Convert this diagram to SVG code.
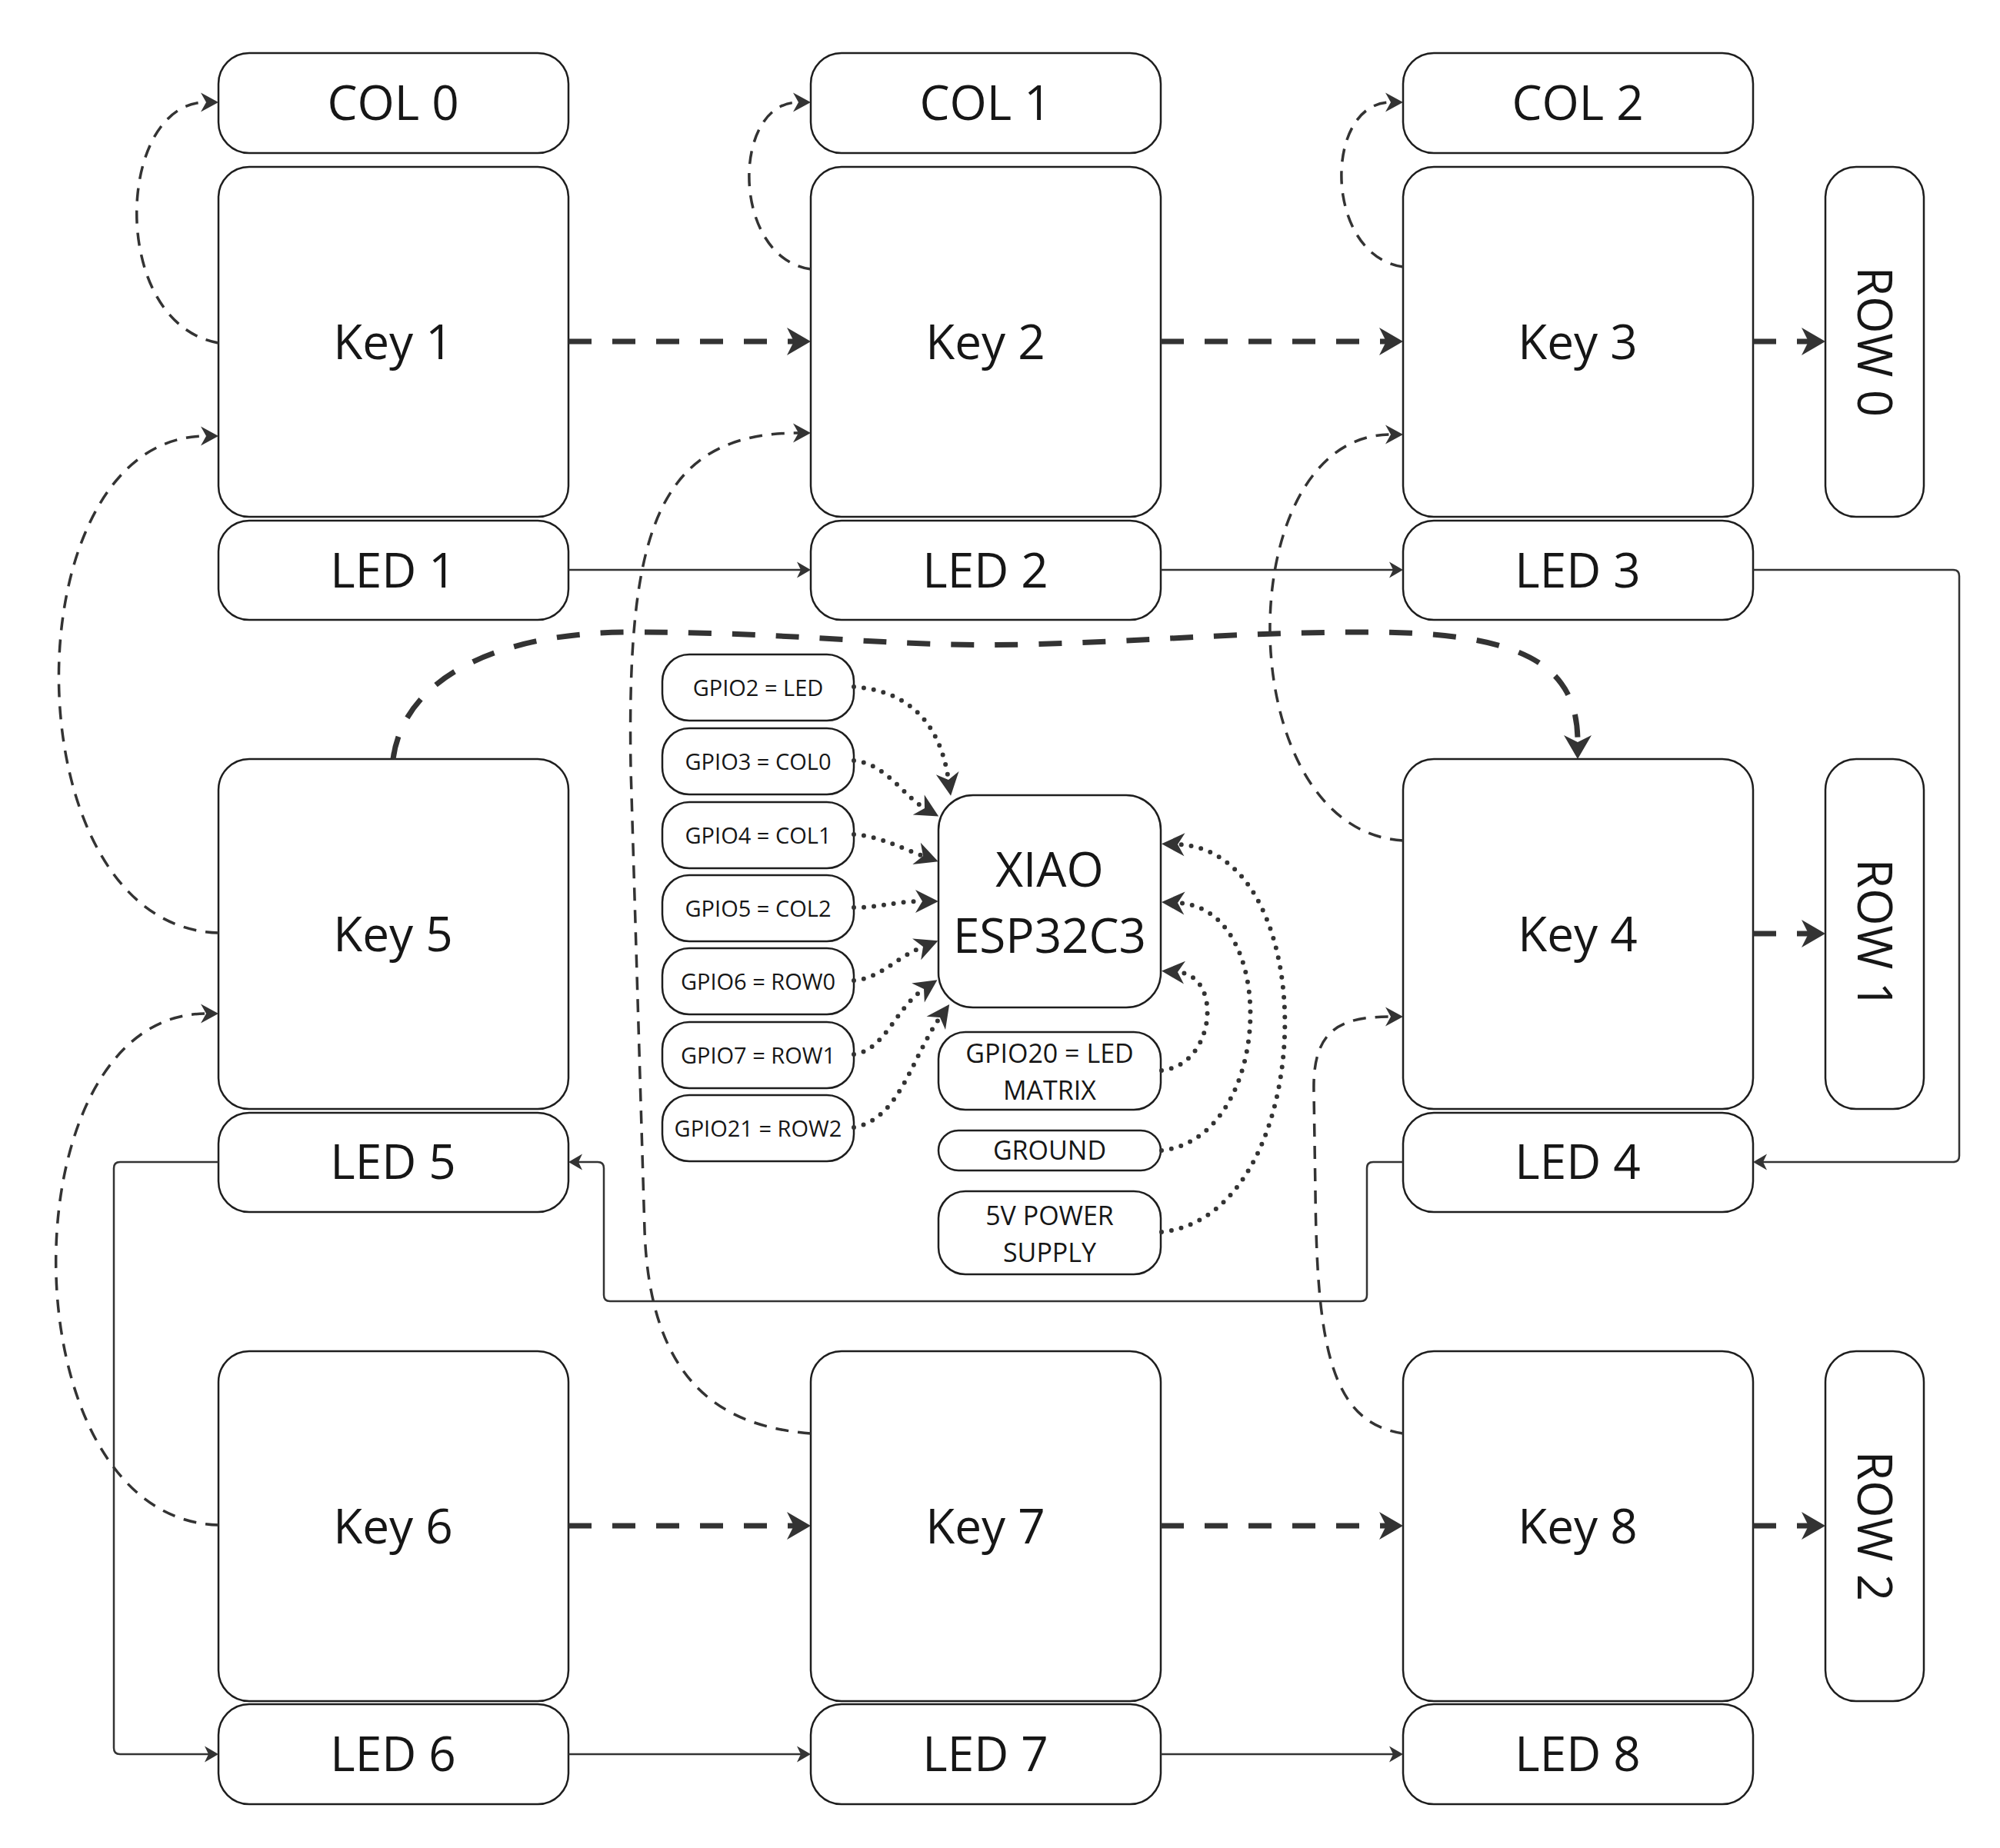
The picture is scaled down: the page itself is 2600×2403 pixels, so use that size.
<svg xmlns="http://www.w3.org/2000/svg" width="2600" height="2403" viewBox="0 0 2600 2403">
<defs>
<style>
.n{fill:#fff;stroke:#1e1e1e;stroke-width:2.5}
.t{font-family:"Open Sans","Noto Sans","Liberation Sans",sans-serif;fill:#161616;text-anchor:middle}
.big{font-size:62px}
.sm{font-size:29px}
.md{font-size:34px}
.c{fill:none;stroke:#333}
.solid{stroke-width:2.5}
.thick{stroke-width:7;stroke-dasharray:30 27}
.thin{stroke-width:3.5;stroke-dasharray:17 12}
.dot{stroke-width:6;stroke-dasharray:0 13;stroke-linecap:round}
</style>
<marker id="aS" markerUnits="userSpaceOnUse" markerWidth="40" markerHeight="40" refX="5" refY="0" orient="auto" overflow="visible"><path d="M0,-10.5 L18,0 L0,10.5 L5,0 Z" fill="#333"/></marker>
<marker id="aT" markerUnits="userSpaceOnUse" markerWidth="40" markerHeight="40" refX="7" refY="0" orient="auto" overflow="visible"><path d="M0,-12.5 L23,0 L0,12.5 L7,0 Z" fill="#333"/></marker>
<marker id="aK" markerUnits="userSpaceOnUse" markerWidth="50" markerHeight="50" refX="9" refY="0" orient="auto" overflow="visible"><path d="M0,-18 L31,0 L0,18 L9,0 Z" fill="#333"/></marker>
<marker id="aD" markerUnits="userSpaceOnUse" markerWidth="50" markerHeight="50" refX="9" refY="0" orient="auto" overflow="visible"><path d="M0,-15 L30,0 L0,15 L9,0 Z" fill="#333"/></marker>
</defs>
<rect width="2600" height="2403" fill="#fff"/>

<g id="col0"><rect class="n" x="284" y="69" width="455" height="130" rx="40"/><text class="t big" x="511" y="156">COL 0</text></g>
<g id="col1"><rect class="n" x="1054" y="69" width="455" height="130" rx="40"/><text class="t big" x="1281" y="156">COL 1</text></g>
<g id="col2"><rect class="n" x="1824" y="69" width="455" height="130" rx="40"/><text class="t big" x="2051" y="156">COL 2</text></g>

<g id="key1"><rect class="n" x="284" y="217" width="455" height="455" rx="40"/><text class="t big" x="511" y="467">Key 1</text></g>
<g id="key2"><rect class="n" x="1054" y="217" width="455" height="455" rx="40"/><text class="t big" x="1281" y="467">Key 2</text></g>
<g id="key3"><rect class="n" x="1824" y="217" width="455" height="455" rx="40"/><text class="t big" x="2051" y="467">Key 3</text></g>
<g id="row0"><rect class="n" x="2373" y="217" width="128" height="455" rx="40"/><text class="t big" transform="translate(2437,444.5) rotate(90)" y="22">ROW 0</text></g>

<g id="led1"><rect class="n" x="284" y="677" width="455" height="129" rx="40"/><text class="t big" x="511" y="764">LED 1</text></g>
<g id="led2"><rect class="n" x="1054" y="677" width="455" height="129" rx="40"/><text class="t big" x="1281" y="764">LED 2</text></g>
<g id="led3"><rect class="n" x="1824" y="677" width="455" height="129" rx="40"/><text class="t big" x="2051" y="764">LED 3</text></g>

<g id="key5"><rect class="n" x="284" y="987" width="455" height="455" rx="40"/><text class="t big" x="511" y="1237">Key 5</text></g>
<g id="key4"><rect class="n" x="1824" y="987" width="455" height="455" rx="40"/><text class="t big" x="2051" y="1237">Key 4</text></g>
<g id="row1"><rect class="n" x="2373" y="987" width="128" height="455" rx="40"/><text class="t big" transform="translate(2437,1214.5) rotate(90)" y="22">ROW 1</text></g>
<g id="led5"><rect class="n" x="284" y="1447" width="455" height="129" rx="40"/><text class="t big" x="511" y="1533">LED 5</text></g>
<g id="led4"><rect class="n" x="1824" y="1447" width="455" height="129" rx="40"/><text class="t big" x="2051" y="1533">LED 4</text></g>

<g id="key6"><rect class="n" x="284" y="1757" width="455" height="455" rx="40"/><text class="t big" x="511" y="2007">Key 6</text></g>
<g id="key7"><rect class="n" x="1054" y="1757" width="455" height="455" rx="40"/><text class="t big" x="1281" y="2007">Key 7</text></g>
<g id="key8"><rect class="n" x="1824" y="1757" width="455" height="455" rx="40"/><text class="t big" x="2051" y="2007">Key 8</text></g>
<g id="row2"><rect class="n" x="2373" y="1757" width="128" height="455" rx="40"/><text class="t big" transform="translate(2437,1984.5) rotate(90)" y="22">ROW 2</text></g>
<g id="led6"><rect class="n" x="284" y="2216" width="455" height="130" rx="40"/><text class="t big" x="511" y="2303">LED 6</text></g>
<g id="led7"><rect class="n" x="1054" y="2216" width="455" height="130" rx="40"/><text class="t big" x="1281" y="2303">LED 7</text></g>
<g id="led8"><rect class="n" x="1824" y="2216" width="455" height="130" rx="40"/><text class="t big" x="2051" y="2303">LED 8</text></g>

<g id="gpio2"><rect class="n" x="861" y="851" width="249" height="86" rx="35"/><text class="t sm" x="985.5" y="904.5">GPIO2 = LED</text></g>
<g id="gpio3"><rect class="n" x="861" y="947" width="249" height="86" rx="35"/><text class="t sm" x="985.5" y="1000.5">GPIO3 = COL0</text></g>
<g id="gpio4"><rect class="n" x="861" y="1043" width="249" height="86" rx="35"/><text class="t sm" x="985.5" y="1096.5">GPIO4 = COL1</text></g>
<g id="gpio5"><rect class="n" x="861" y="1138" width="249" height="86" rx="35"/><text class="t sm" x="985.5" y="1191.5">GPIO5 = COL2</text></g>
<g id="gpio6"><rect class="n" x="861" y="1233" width="249" height="86" rx="35"/><text class="t sm" x="985.5" y="1286.5">GPIO6 = ROW0</text></g>
<g id="gpio7"><rect class="n" x="861" y="1329" width="249" height="86" rx="35"/><text class="t sm" x="985.5" y="1382.5">GPIO7 = ROW1</text></g>
<g id="gpio21"><rect class="n" x="861" y="1424" width="249" height="86" rx="35"/><text class="t sm" x="985.5" y="1477.5">GPIO21 = ROW2</text></g>

<g id="xiao"><rect class="n" x="1220" y="1034" width="289" height="276" rx="45"/><text class="t big" x="1364.5" y="1153">XIAO</text><text class="t big" x="1364.5" y="1239">ESP32C3</text></g>
<g id="gpio20"><rect class="n" x="1220" y="1342" width="289" height="101" rx="35"/><text class="t md" x="1364.5" y="1382">GPIO20 = LED</text><text class="t md" x="1364.5" y="1430">MATRIX</text></g>
<g id="ground"><rect class="n" x="1220" y="1470" width="289" height="52" rx="26"/><text class="t md" x="1364.5" y="1508">GROUND</text></g>
<g id="power"><rect class="n" x="1220" y="1549" width="289" height="108" rx="35"/><text class="t md" x="1364.5" y="1593">5V POWER</text><text class="t md" x="1364.5" y="1641">SUPPLY</text></g>

<g id="connectors">
<path class="c solid" marker-end="url(#aS)" d="M739,741 L1041,741"/>
<path class="c solid" marker-end="url(#aS)" d="M1509,741 L1811,741"/>
<path class="c solid" marker-end="url(#aS)" d="M2279,741 L2539,741 Q2547,741 2547,749 L2547,1503 Q2547,1511 2539,1511 L2292,1511"/>
<path class="c solid" marker-end="url(#aS)" d="M1824,1511 L1785,1511 Q1777,1511 1777,1519 L1777,1684 Q1777,1692 1769,1692 L793,1692 Q785,1692 785,1684 L785,1519 Q785,1511 777,1511 L752,1511"/>
<path class="c solid" marker-end="url(#aS)" d="M284,1511 L156,1511 Q148,1511 148,1519 L148,2273 Q148,2281 156,2281 L271,2281"/>
<path class="c solid" marker-end="url(#aS)" d="M739,2281 L1041,2281"/>
<path class="c solid" marker-end="url(#aS)" d="M1509,2281 L1811,2281"/>

<path class="c thick" marker-end="url(#aK)" d="M739,444 L1032,444"/>
<path class="c thick" marker-end="url(#aK)" d="M1509,444 L1802,444"/>
<path class="c thick" marker-end="url(#aK)" d="M2279,444 L2351,444"/>
<path class="c thick" marker-end="url(#aK)" d="M2279,1214 L2351,1214"/>
<path class="c thick" marker-end="url(#aK)" d="M739,1984 L1032,1984"/>
<path class="c thick" marker-end="url(#aK)" d="M1509,1984 L1802,1984"/>
<path class="c thick" marker-end="url(#aK)" d="M2279,1984 L2351,1984"/>
<path class="c thick" marker-end="url(#aK)" d="M511,987 C525,880 650,822 820,822 C1050,822 1150,842 1330,838 C1500,834 1600,822 1780,822 C1990,822 2051,870 2051,965"/>

<path class="c thin" marker-end="url(#aT)" d="M284,446 C140,420 150,133 268,133"/>
<path class="c thin" marker-end="url(#aT)" d="M1054,350 C950,335 950,133 1038,133"/>
<path class="c thin" marker-end="url(#aT)" d="M1824,347 C1720,332 1720,133 1808,133"/>
<path class="c thin" marker-end="url(#aT)" d="M284,1213 C10,1205 10,567 268,567"/>
<path class="c thin" marker-end="url(#aT)" d="M284,1983 C5,1975 5,1318 268,1318"/>
<path class="c thin" marker-end="url(#aT)" d="M1054,1864 C940,1855 845,1800 838,1600 L820,1000 C815,700 850,563 1038,563"/>
<path class="c thin" marker-end="url(#aT)" d="M1824,1093 C1596,1080 1596,565 1808,565"/>
<path class="c thin" marker-end="url(#aT)" d="M1824,1864 C1730,1850 1712,1750 1710,1550 L1708,1420 C1706,1340 1740,1322 1808,1322"/>

<path class="c dot" marker-end="url(#aD)" d="M1110,893 C1180,898 1222,939 1233,1014"/>
<path class="c dot" marker-end="url(#aD)" d="M1110,989 C1150,992 1176,1036 1202,1051"/>
<path class="c dot" marker-end="url(#aD)" d="M1110,1085 C1145,1088 1165,1100 1200,1113"/>
<path class="c dot" marker-end="url(#aD)" d="M1110,1180 C1145,1180 1165,1172 1199,1172"/>
<path class="c dot" marker-end="url(#aD)" d="M1110,1275 C1145,1272 1165,1245 1200,1231"/>
<path class="c dot" marker-end="url(#aD)" d="M1110,1371 C1150,1366 1165,1310 1201,1286"/>
<path class="c dot" marker-end="url(#aD)" d="M1110,1466 C1170,1455 1185,1375 1222,1323"/>
<path class="c dot" marker-end="url(#aD)" d="M1510,1392 C1580,1385 1590,1268 1531,1264"/>
<path class="c dot" marker-end="url(#aD)" d="M1510,1496 C1655,1480 1665,1180 1531,1174"/>
<path class="c dot" marker-end="url(#aD)" d="M1510,1602 C1715,1580 1725,1105 1531,1098"/>
</g>
</svg>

......

## WHAT NEEDS TO BE DONE
Extract, from the material above, each line holding the word "size".

## WRITTEN SOLUTION
The picture is scaled down: the page itself is 2600×2403 pixels, so use that size.
.big{font-size:62px}
.sm{font-size:29px}
.md{font-size:34px}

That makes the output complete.